Create A Garden With Four Seasons Appeal

Winter blooming paperbush (Edgeworthia chrysantha)
‘Winter King’ hawthorn laden with fruits on a cool February day

Your garden should be a year-round enjoyment and you should design it to reflect that. Many trees and shrubs offer multi-seasonal attraction. Several years back I designed a series of walking paths to network through my garden to capture its 12-month natural beauty.

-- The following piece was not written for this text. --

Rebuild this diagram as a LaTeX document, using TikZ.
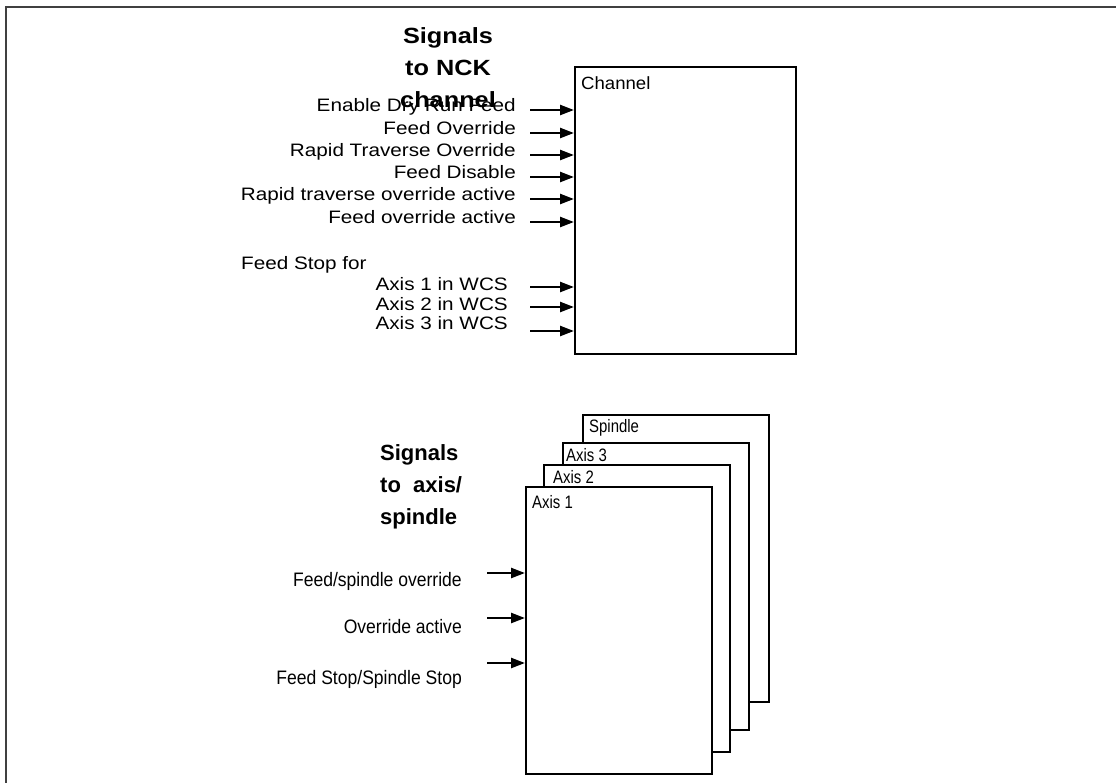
\documentclass[tikz,border=0pt]{standalone}
\usepackage{fontspec}
\setmainfont{Liberation Sans}
\newfontfamily\widefont{Liberation Sans}[FakeStretch=1.15]
\newfontfamily\chanfont{Liberation Sans}[FakeStretch=1.05]
\newfontfamily\narrowfont{Liberation Sans}[FakeStretch=0.9]
\newfontfamily\slimfont{Liberation Sans}[FakeStretch=0.83]
\usetikzlibrary{arrows.meta,positioning}

\begin{document}
\begin{tikzpicture}[
        x=1pt,
        y=-1pt,
        frame/.style={draw=black!75, line width=2pt},
        unitbox/.style={draw, line width=2pt, fill=white, inner sep=0pt, anchor=north west},
        sig/.style={line width=2.4pt, -{Triangle[length=14pt, width=10pt]}},
        siglabel/.style={inner sep=0pt, font=\widefont\fontsize{18}{22}\selectfont},
        axlabel/.style={inner sep=0pt, font=\narrowfont\fontsize{19.5}{22}\selectfont},
        boxlabel/.style={inner sep=0pt, anchor=base west, font=\slimfont\fontsize{18}{20}\selectfont},
        headline/.style={inner sep=0pt, font=\bfseries\fontsize{22}{32}\selectfont}
    ]
        \useasboundingbox (0,0) rectangle (1116,782);
        \clip (0,0) rectangle (1116,782);
        \draw[frame] (6,7) rectangle (1140,810);

        % channel
        \node[unitbox, minimum width=221pt, minimum height=287pt] (chan) at (574,66) {};
        \node[boxlabel, font=\chanfont\fontsize{17.7}{20}\selectfont] (chanlab)
            at ([shift={(7,23)}]chan.north west) {Channel};
        \node[headline, font=\widefont\bfseries\fontsize{22}{32}\selectfont, align=center] (nckhead)
            at (448,68) {Signals\\to NCK\\channel};

        \foreach \i/\y/\txt in {1/110/Enable Dry Run Feed, 2/133/Feed Override,
                3/155/Rapid Traverse Override, 4/177/Feed Disable,
                5/199/Rapid traverse override active, 6/222/Feed override active} {
            \coordinate (in\i) at (530,\y);
            \draw[sig] (in\i) -- (in\i -| chan.west);
            \node[siglabel, anchor=base east] (lab\i) at (516,\y+1) {\txt};
        }

        \node[siglabel, anchor=base west] (stophead) at (241,269) {Feed Stop for};
        \foreach \i/\y/\ly in {1/287/290, 2/307/310, 3/331/329} {
            \coordinate (wcs\i) at (530,\y);
            \draw[sig] (wcs\i) -- (wcs\i -| chan.west);
            \node[siglabel, anchor=base east] (wcslab\i) at (508,\ly) {Axis \i{} in WCS};
        }

        % axis / spindle stack
        \foreach \name/\lab/\x/\y/\dx/\dy in {spin/Spindle/582/414/7/18, ax3/Axis 3/562/442/4/19,
                ax2/Axis 2/543/464/10/19, ax1/Axis 1/525/486/7/22} {
            \node[unitbox, minimum width=186pt, minimum height=287pt] (\name) at (\x,\y) {};
            \node[boxlabel] (\name lab) at ([shift={(\dx,\dy)}]\name.north west) {\lab};
        }
        \node[headline, align=left, anchor=west] (axhead)
            at (380,487) {Signals\\to\ \ axis/\\spindle};

        \foreach \i/\y/\ly/\txt in {1/573/586/{Feed/spindle override}, 2/618/633/{Override active},
                3/663/684/{Feed Stop/Spindle Stop}} {
            \coordinate (ain\i) at (487,\y);
            \draw[sig] (ain\i) -- (ain\i -| ax1.west);
            \node[axlabel, anchor=base east] (alab\i) at (462,\ly) {\txt};
        }
    \end{tikzpicture}
\end{document}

Planning next year’s garden? Look for calendar gaps in your own landscape and what plants fill that gap of time. Choose an outdoor site where the seasonal enjoyment can be viewed from inside your home. For example, plant Japanese maples, flowering dogwoods and cherries, summer flowering hydrangeas and Rose of Sharons (Hibiscus syriacus), and fall-winter flowering camellias and colorful holly berries within view from a patio window so you may enjoy it seasonally from inside the warmth of your home in winter.

On a frigid wintry day, curl up with a good book indoors while staring out a window at the vee-branch architecture of a clump river birch or crape myrtle, the mid-winter flowering Chinese paperbush (Edgeworthia) that may be enjoyed all four seasons. During February-March, vernal and Chinese witchhazels are blooming; winter aconites (Eranthis) and snowdrops (Galanthus) are in flower, and daffodils, crocuses, and other bulbs are poking through.

What about planting trees and shrubs with brightly ornate fruits over the fall and winter seasons. ‘Winter King’ hawthorn (Crataegus viridis) or winterberry holly (Ilex verticillata) are loaded with ruby red fruits. Plant a tree with attractive winter bark such as redtwig dogwood (Cornus stolonifera), flowering cherry (Prunus x yedoense), or paperbark maple (Acer griseum) nearby a window to be viewed from indoors on a cold or snowy winters day. How about the gray muscular bark of native hornbeam (Carpinus carolinana) or the vertical architecture of ‘Slender Silhouette’ sweetgum.

Enjoy your garden 12-months a year. Invite nature indoors by filling vases with dried flower heads from hydrangeas, various perennials, or ornamental grasses to decorate a table or mantle. How about trekking through the winter garden with hot chocolate in hand. Construct a series of walking paths made from wood shavings, pine needles, chat (fine gravel), or 16-18 inch concrete squares.